When we think of child trafficking, we generally assume the trafficker is an older adult who preys on minors. That has typically been the case, with ages primarily ranging from traffickers in their 20s to in their 60s. However, our peers in the anti-trafficking field in South East Asia have reported that they are seeing an emerging trend of younger people becoming involved – as perpetrators. 

Let’s take a deeper look at…

Kids as Offenders

Our peers in counter-trafficking have noticed an increase in cases where the offenders are young. They can be sometimes as young as 15, 16, or 17 years of age. The early, tentative observation is that these juvenile offenders generally come from very poor socio-economic backgrounds. They live in poverty, they come from broken homes, they might be ethnic minorities suffering from discrimination that makes it more difficult to find work, and/or they may have family pressures pushing them to find ways to earn money. They stumble on sex work as a way to make money quickly, and they want to offer similar opportunities to friends who share the same pressures.
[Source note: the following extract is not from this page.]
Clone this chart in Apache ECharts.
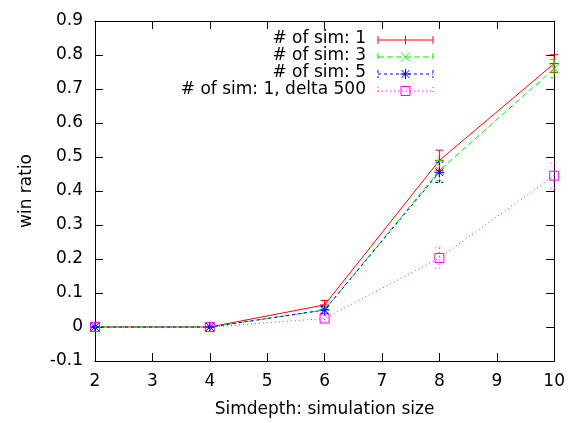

It’s an issue that has gotten very little attention and deserves more systematic study. But if true, it’s both a worrying trend and also one that makes a lot of intuitive sense. We already know that people are often trafficked by someone they know and trust, so it makes sense that traffickers, in general, might come from similar backgrounds as their victims. It’s even possible that what makes people vulnerable to becoming victims could make them susceptible to becoming perpetrators, and the difference might come down to something like which opportunity presents itself.

In the case of juvenile offenders, many might not have enough knowledge or awareness of what trafficking means, that what they’re doing constitutes trafficking, or what the consequences or penalties of their actions might be. That’s not to say they shouldn’t be held accountable for their actions – obviously, they should be.
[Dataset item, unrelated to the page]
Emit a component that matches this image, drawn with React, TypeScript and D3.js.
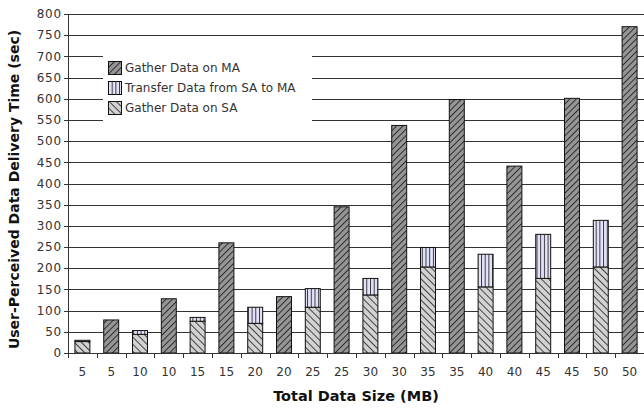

But it does raise a question.

Could Prevention Be Used to Counter Both?

Thus far, prevention efforts, including our own, have focused entirely on preventing people from becoming victims. But what if prevention programs could also be tailored to help prevent people from becoming offenders

There are tentative shifts in the conversation, as some practitioners in the field begin to consider what prevention could look like from the perpetrator’s side: for example, teaching youth about what trafficking means, providing resources so they don’t have to turn to trafficking to survive, and raising awareness about the laws and penalties as a deterrent. 
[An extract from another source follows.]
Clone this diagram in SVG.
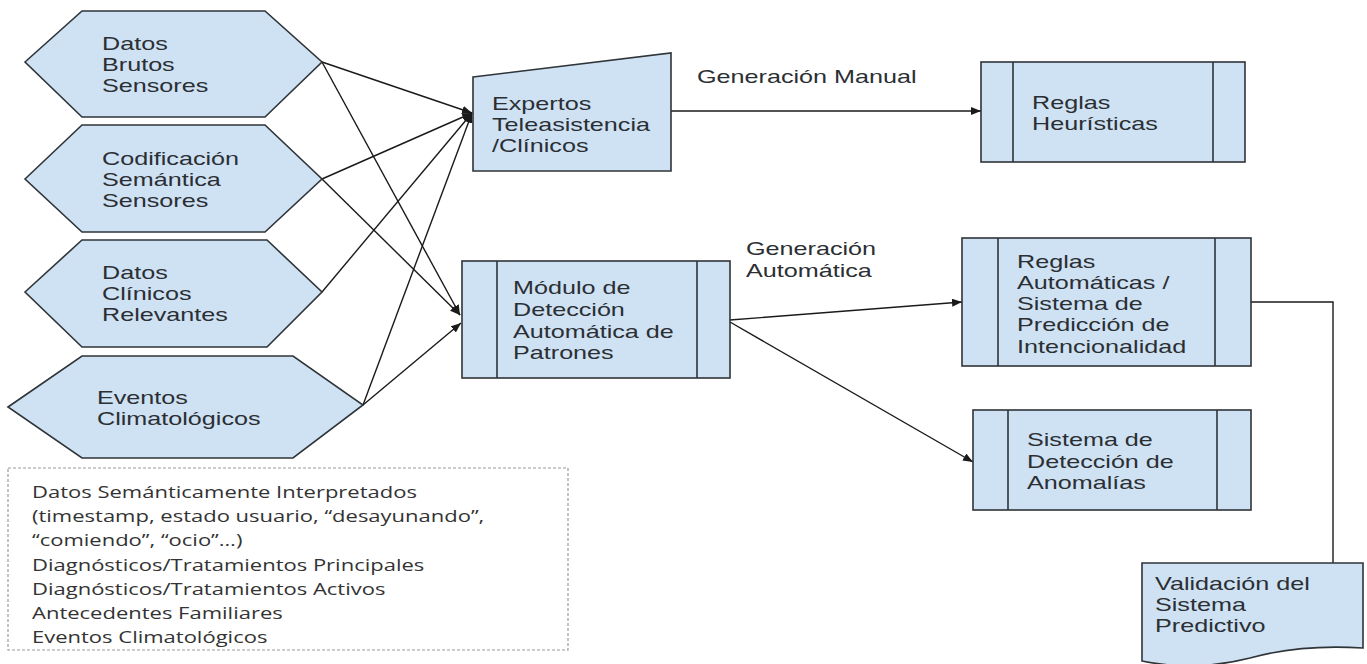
<svg xmlns="http://www.w3.org/2000/svg" width="1367" height="664" viewBox="0 0 1367 664">
<style>
.n{fill:#cfe2f3;stroke:#2f3438;stroke-width:1.6}
.l{fill:none;stroke:#2f3438;stroke-width:1.6}
.t{font-family:"Liberation Sans",Arial,sans-serif;font-size:18.5px;fill:#2b2f33}
.b{font-family:"Open Sans","Noto Sans",sans-serif;font-size:15.5px;fill:#333}
.c{fill:none;stroke:#1a1a1a;stroke-width:1.4}
</style>
<defs>
<marker id="ah" markerUnits="userSpaceOnUse" markerWidth="10" markerHeight="8" refX="10" refY="4" orient="auto">
<path d="M0,0 L10,4 L0,8 z" fill="#1a1a1a"/>
</marker>
</defs>
<rect width="1367" height="664" fill="#ffffff"/>

<g id="connectors">
<path class="c" d="M322,62 L472,113" marker-end="url(#ah)"/>
<path class="c" d="M322,62 L460,315" marker-end="url(#ah)"/>
<path class="c" d="M322,179 L472,113" marker-end="url(#ah)"/>
<path class="c" d="M322,179 L460,315" marker-end="url(#ah)"/>
<path class="c" d="M322,292 L472,113" marker-end="url(#ah)"/>
<path class="c" d="M363,405 L472,113" marker-end="url(#ah)"/>
<path class="c" d="M363,405 L461,323" marker-end="url(#ah)"/>
<path class="c" d="M671,111 L981,111" marker-end="url(#ah)"/>
<path class="c" d="M730,320 L962,302" marker-end="url(#ah)"/>
<path class="c" d="M730,322 L973,462" marker-end="url(#ah)"/>
<path class="c" d="M1251,302 H1333 V563"/>
</g>

<g id="hex-datos-brutos">
<polygon class="n" points="25,62 82,11 265,11 322,62 265,117 82,117"/>
<text class="t" transform="translate(102,50) scale(1.36,1)"><tspan x="0" y="0">Datos</tspan><tspan x="0" y="21">Brutos</tspan><tspan x="0" y="42">Sensores</tspan></text>
</g>

<g id="hex-codificacion">
<polygon class="n" points="25,179 82,125 265,125 322,179 265,232 82,232"/>
<text class="t" transform="translate(102,165) scale(1.36,1)"><tspan x="0" y="0">Codificación</tspan><tspan x="0" y="21">Semántica</tspan><tspan x="0" y="42">Sensores</tspan></text>
</g>

<g id="hex-datos-clinicos">
<polygon class="n" points="25,292 82,240 267,240 322,292 267,347 82,347"/>
<text class="t" transform="translate(102,279) scale(1.36,1)"><tspan x="0" y="0">Datos</tspan><tspan x="0" y="21">Clínicos</tspan><tspan x="0" y="42">Relevantes</tspan></text>
</g>

<g id="hex-eventos">
<polygon class="n" points="8,407 82,356 293,356 363,405 293,458 82,458"/>
<text class="t" transform="translate(97,404) scale(1.36,1)"><tspan x="0" y="0">Eventos</tspan><tspan x="0" y="21">Climatológicos</tspan></text>
</g>

<g id="expertos">
<polygon class="n" points="473,77 671,53 671,171 473,171"/>
<text class="t" transform="translate(492,110) scale(1.36,1)"><tspan x="0" y="0">Expertos</tspan><tspan x="0" y="21">Teleasistencia</tspan><tspan x="0" y="42">/Clínicos</tspan></text>
</g>

<g id="label-manual">
<text class="t" transform="translate(697,83) scale(1.36,1)">Generación Manual</text>
</g>

<g id="reglas-heuristicas">
<rect class="n" x="981" y="62" width="264" height="100"/>
<path class="l" d="M1013,62 V162 M1213,62 V162"/>
<text class="t" transform="translate(1032,109) scale(1.36,1)"><tspan x="0" y="0">Reglas</tspan><tspan x="0" y="21">Heurísticas</tspan></text>
</g>

<g id="modulo">
<rect class="n" x="462" y="261" width="268" height="117"/>
<path class="l" d="M497,261 V378 M697,261 V378"/>
<text class="t" transform="translate(513,294) scale(1.36,1)"><tspan x="0" y="0">Módulo de</tspan><tspan x="0" y="22">Detección</tspan><tspan x="0" y="44">Automática de</tspan><tspan x="0" y="65">Patrones</tspan></text>
</g>

<g id="label-automatica">
<text class="t" transform="translate(746,255) scale(1.36,1)"><tspan x="0" y="0">Generación</tspan><tspan x="0" y="22">Automática</tspan></text>
</g>

<g id="reglas-automaticas">
<rect class="n" x="962" y="238" width="289" height="128"/>
<path class="l" d="M998,238 V366 M1215,238 V366"/>
<text class="t" transform="translate(1017,268) scale(1.36,1)"><tspan x="0" y="0">Reglas</tspan><tspan x="0" y="21">Automáticas /</tspan><tspan x="0" y="42">Sistema de</tspan><tspan x="0" y="63">Predicción de</tspan><tspan x="0" y="85">Intencionalidad</tspan></text>
</g>

<g id="anomalias">
<rect class="n" x="973" y="410" width="278" height="100"/>
<path class="l" d="M1008,410 V510 M1217,410 V510"/>
<text class="t" transform="translate(1027,446) scale(1.36,1)"><tspan x="0" y="0">Sistema de</tspan><tspan x="0" y="22">Detección de</tspan><tspan x="0" y="43">Anomalías</tspan></text>
</g>

<g id="validacion">
<path class="n" d="M1142,563 H1363 V648 Q1300,644 1250,658 Q1195,672 1142,661 Z"/>
<text class="t" transform="translate(1155,590) scale(1.36,1)"><tspan x="0" y="0">Validación del</tspan><tspan x="0" y="21">Sistema</tspan><tspan x="0" y="42">Predictivo</tspan></text>
</g>

<g id="nota">
<rect x="8" y="468" width="560" height="182" fill="none" stroke="#9a9a9a" stroke-width="1.2" stroke-dasharray="3,2"/>
<text class="b" transform="translate(32,498) scale(1.42,1)"><tspan x="0" y="0">Datos Semánticamente Interpretados</tspan><tspan x="0" y="24">(timestamp, estado usuario, “desayunando”,</tspan><tspan x="0" y="48">“comiendo”, “ocio”…)</tspan><tspan x="0" y="73">Diagnósticos/Tratamientos Principales</tspan><tspan x="0" y="97">Diagnósticos/Tratamientos Activos</tspan><tspan x="0" y="121">Antecedentes Familiares</tspan><tspan x="0" y="145">Eventos Climatológicos</tspan></text>
</g>
</svg>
And again, this is an issue that requires a lot more information and better data to know the dynamics more deeply. We want to know how prevalent the problem of youth offenders is. We want to know what kind of backgrounds they come from, their motives, and their pathway into trafficking. If it’s possible to intervene before it happens, we want to know what effective interventions entail.

If further research bears out what preliminary trends suggest, then this could really broaden our understanding of trafficking as a whole. Prevention efforts could become even more robust. And it could strengthen the imperative to counter larger problems like poverty, ethnic discrimination, gender disparities, and childhood abuse.